In order to keep the record accurate, the network needs to agree on what happened. After agreeing on the correct information, then the network can continue to build this big, open ledger that everyone can see. So we know that we’re looking for a way to account for everything accurately and we know the main differences between PoW and PoS. Great. But what makes DPoS different from regular ‘ole PoS? Isn’t PoS a new concept as well?
PoS vs DPoS: Simplified
Yes, PoS is a new concept as well. In fact, the Ethereum network is planning on making the switch over to either a PoS or hybrid consensus model in the future, though it started out with PoW. However, as new ideas started coming to the table, others thought of more ways to improve on them.
DPoS is like regular PoS in that it doesn’t require miners and instead forces the people making decisions to “have some skin in the game,” so to say. That means that if a bad actor was to start making poor choices when in power, they would be jeopardizing all the coins they’ve already staked in the system.
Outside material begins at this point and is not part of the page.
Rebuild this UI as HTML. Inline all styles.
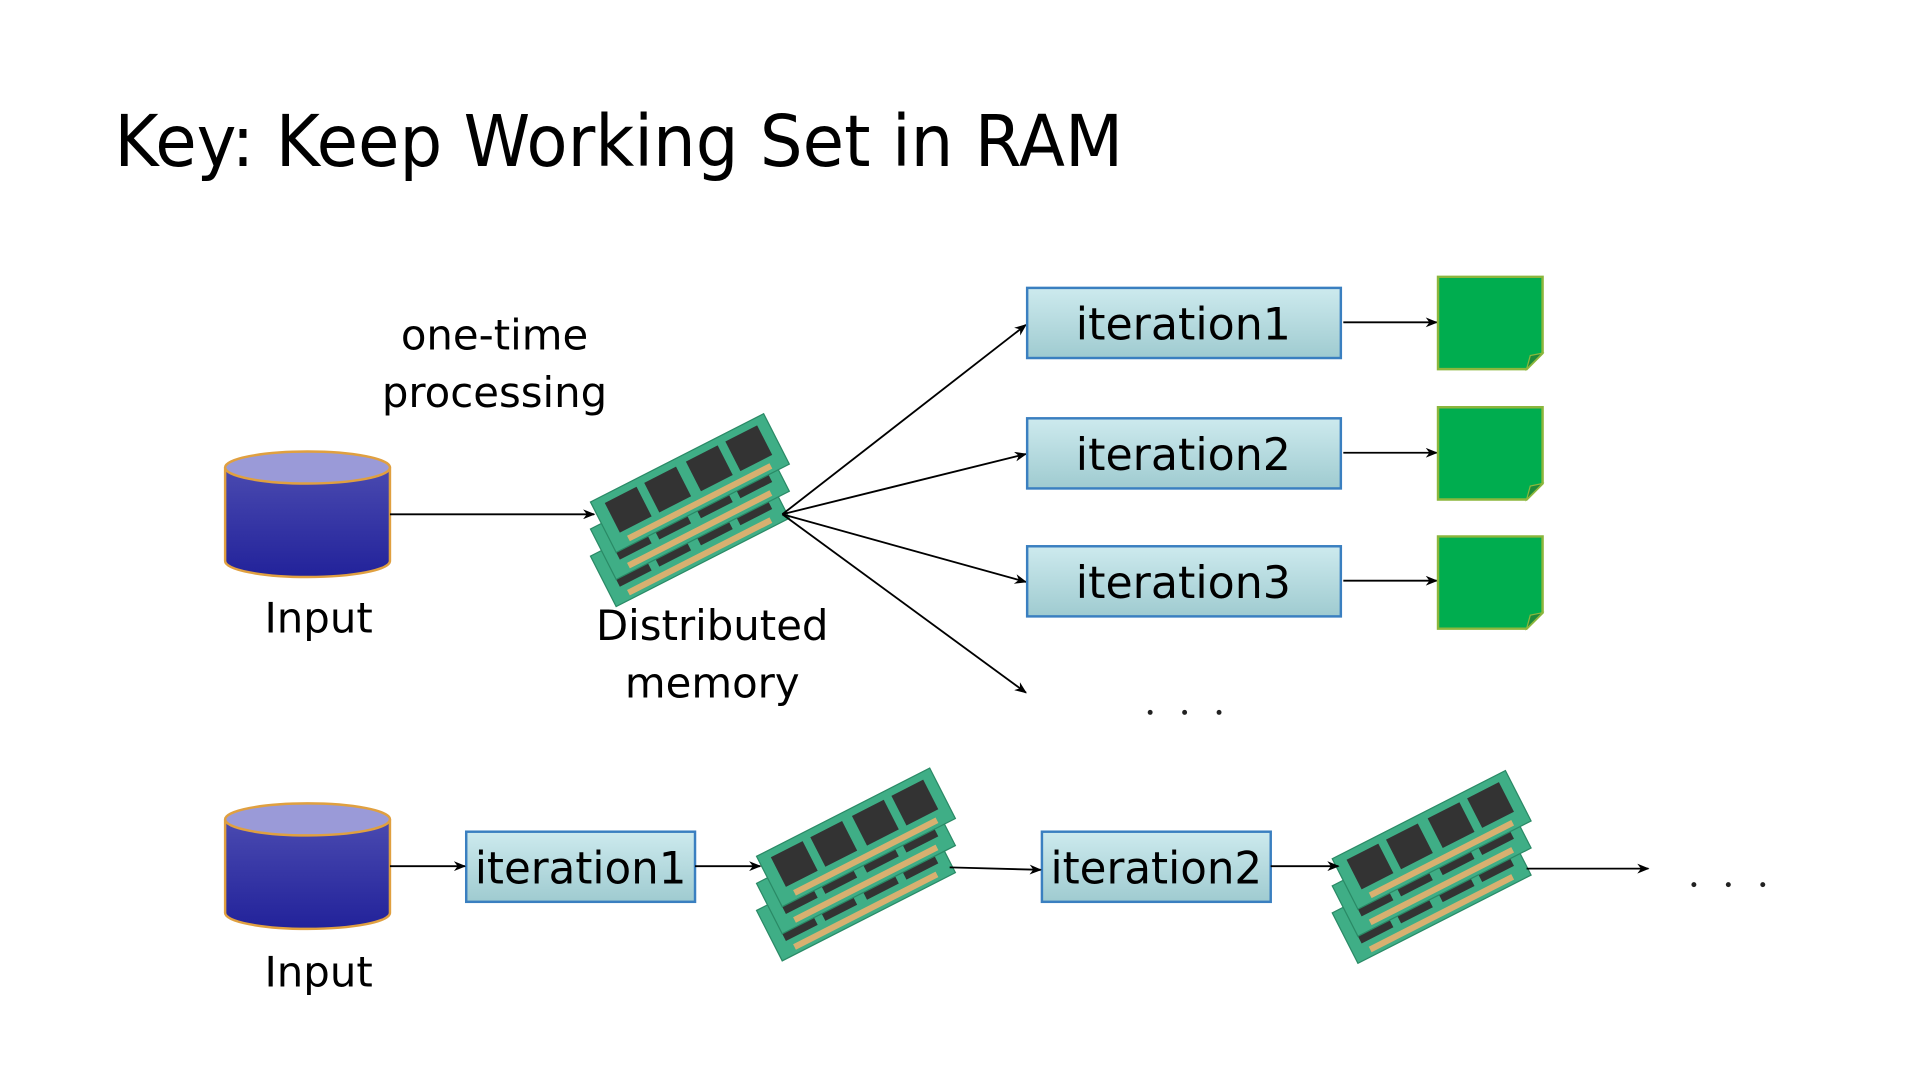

Crashing a network (and subsequent coin price) isn’t going to be very handy for you if you’re holding a bunch of those coins!
Instead of having ‘miners,” DPoS and PoS have ‘validators.’ The validators are the ones who go about adding new blocks to the blockchain and maintaining the network. Well, DPoS goes a little further and looks to democratize the process a bit more. Basically, that means that people in the network get to vote on who they want the ones maintaining the network to be.
Members of the network in a DPoS model get to vote on delegates/witnesses. Those members get elected to a witness panel where many factors are controlled by the group. Things like transaction sizes and fees typically fall under the control of the panel. From that panel, specific witnesses are chosen (rather than ‘miners’) to confirm blocks.
As the name implies, DPoS is a variant of PoS where delegates are voted into ‘office.’ Once there, it’s in the delegates’ best interest to conform to the rules of the network and be as fair an efficient as possible. Without good behavior, the delegates can easily be voted out by the network and lose their position.
Additionally, all stakeholders have influence related to the amount of stake they have in the system. The more someone has staked in the system, the more their vote counts. While that may seem unfair to some at first, the concept makes sense. Since all one needs to participate is some amount of the currency, the barrier to entry is quite low.
On top of that, there is no incentive for bad behavior by those in power. More so, there is a strong disincentive for bad behavior. If the project suffers, then those in control have a ‘lot at stake.’ Get the idea?